Suppose our city is connected by a road network, and traffic is allowed to travel in both directions across a road. Our city is considering to make all of the roads one-way. Is there a way to pick a direction for each road and still be able to go between any two parts of the city? In other words, is there a way to orient the edges of the road network such that it is strongly connected? (Such an orientation is called a strong orientation.)
This question was answered back in 1939 by Robbins. Assuming our road network is connected, we only need to check to make sure that there is no bridge—not a civil engineer’s bridge, but a road that, when we remove it, the road network becomes disconnected. Having no bridge is an obvious necessary condition for admitting a strong orientation; if there is a bridge, then no matter which way we orient it, we’ll get stuck on one side of it. The other direction of Robbins’ theorem can be shown through an ear decomposition.
However, Robbins’ theorem does not ensure that you can quickly go from one part of the city to another in this one-way road network. For example, consider a cycle graph on n vertices. There is essentially only one strong orientation of a cycle graph. In it, some origin-destination pairs will have distance n-1, whereas in the two-way road network the travel time is at most n/2.
This leads to the question—When can the roads be made one-way so that we can quickly travel between every two points? More formally, when does a graph admit an orientation in which the pairwise distances are all at most k?

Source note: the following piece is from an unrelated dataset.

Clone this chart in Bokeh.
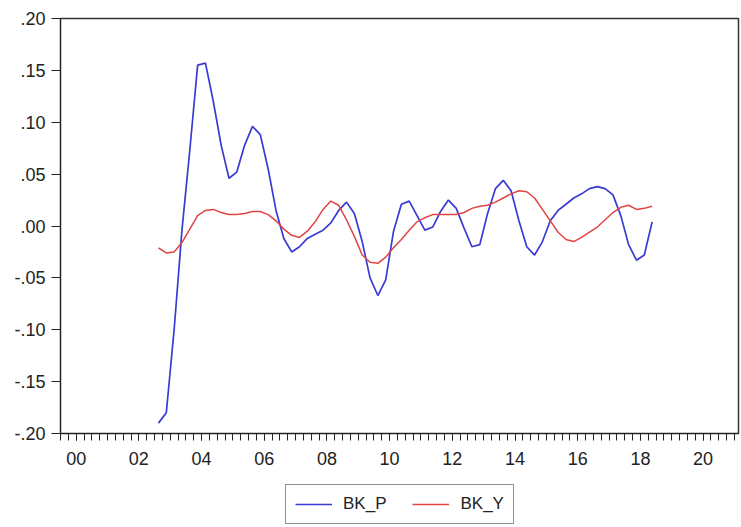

A necessary condition is that there be no “distance-k bridge”—an edge that belongs to every path of length at most k between two vertices. In other words, the subgraph obtained by removing any single edge should also have diameter at most k.
If this “no distance-k bridge” condition were also sufficient, then this would provide an elegant generalization of Robbins’ theorem. Alas, it is not sufficient.
For example, consider the complete graph on 4 vertices. If a single edge is removed, the remaining graph has diameter 2. However, no orientation of the 4-vertex complete graph has diameter at most 2. (Try it out!)
It turns out that the problem: “given an undirected graph, does it admit an orientation that has diameter at most k?” is NP-complete. The special case k=2 was shown to be NP-complete by Chvátal and Thomassen in 1978. This suggests that there is no “nice” analogue of Robbins’ theorem for diameter-constrained orientations.